Racing

Racing

I gotta lose some weight.  A hundred and fifty pounds, or thereabouts.  It’s the only way I have any hope of regaining the crown of fastest go-karter in the Malin household. 

 

A week with Colin on Spring Break in Seattle has come and gone, too quickly.  I lost at everything.  Karting.  Rally driving.  Mountain biking.  Snowmobiling.  Record finding.  Joke telling.  Brought along a bat and bag of baseballs and, if the weather hadn't been cold and rainy all week, I would have lost some balls over some fences too.  Some other day, some other place.  There’s fences everywhere. 

 

If it’s raining outside, there’s snow in the mountains and karts indoors.  So, let’s get to it.
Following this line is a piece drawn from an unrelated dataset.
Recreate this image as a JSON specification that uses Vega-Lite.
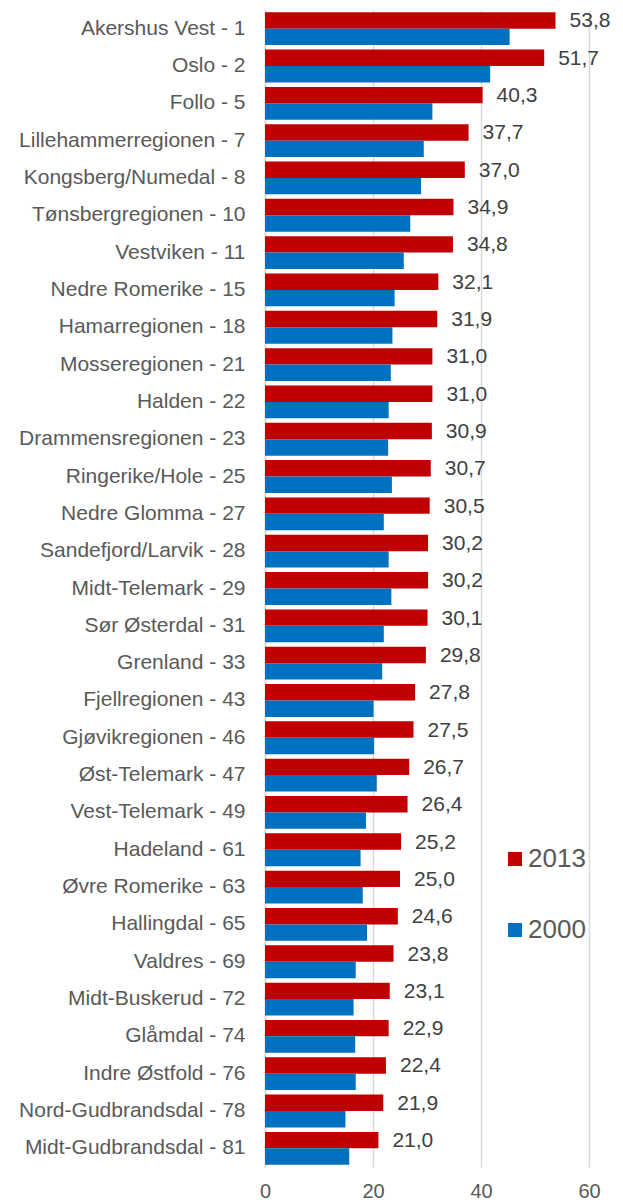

The week flew past in a blur of speed, lateral g’s, hastily signed rental agreements and wry observations.  Time with loved ones goes too fast.  Time alone drags on like a stalled cold front.  Lucky to have the son I have, and one who still wants to hang with his father.  We trade records and books like the strangest of brothers; the ones who don’t fight.

 

Making it up as I go, my dad didn’t have the physical or financial ability to do such things with me.  So I really don’t know if I’m over-compensating for that or just being normal.  It seems normal to me; to be the adventurer / risk-taker / speed-increaser as a guide to pushing back against barriers and fears that constrain others.  So, when he passes me on the kart track, or loses me in the distance on a snowmobile as I’ve crashed and he speeds onward, unaware, I think to myself, my work here is done.

 

I also think to myself, I’m getting old and slow.

 

We head out to the coast and it all comes into focus.  Colin gets in the best two-word joke of the week (no soup) as we wonder what local fare awaits us in Forks, before arriving at the “beaches” of Olympic National Park.  Accustomed to the panorama of coastlines these days, where northwest Washington meets the Pacific makes no apologies to even Big Sur in terms of beauty.  It’s a rugged, brutal and exceptionally spectacular intersection of land, sky and water.  There’s thousands of trees washed up on the high tide edge of the forests.  There’s millions of smooth eroded boulders, looking like a huddle of walruses waiting for the sun.  The boulder/walri sit in billions of perfectly flattened, rounded and smoothed rocks.  The world's best collection of skipping stones, as near as my half century of wanderings can figure.  There’s the pounding surf, smoothing and flattening everything under its sway.  And - who knew - some patches of blue sky and sun.        

 

We’ve arrived two hours before sunset, and scout locations for the best pictures.  We head north for a bit, and then decide to reverse direction.  There’s a wisp of a promontory accessible at low tide that’ll put us in position for the sun setting behind some sea spires.  It’s a risky place to shot from, particularly as I’m working from memory on the tide tables, and getting this wrong could have us cut off from land as the tide rolls back in.  But, the calculus of risk and reward defines the life you have, and how fast can tide roll in anyway, so we do it. 

 

The sun starts to set and all the planning for the best pictures meets the practical realities of shifting clouds and rising seas and the relentless march of time.  The sun sinks into the ocean like a hope slowly fading as the moon rises above the horizon in the east to mock us.  We’re running from one location on the shrinking sand to another to get the sea spires and sun just right in the viewfinders.  The ephermality of time and the hegemony of natural forces have never been so palpable.  The sun setting, taking away light.  The moon rising, literally pulling the ocean up to cut us off from land.  An old(er) man and a young man, trying to get just one more picture - just right - as the earth, ocean and solar system itself all conspire against us.

 

Howard Roark laughed.  And so did I, on that dwindling spit of terra not gonna last firma.  So did Colin.  We laughed not at our dominion over nature, but at our union with it. 

 

Time.  Time is a race for fools.  Long may we laugh.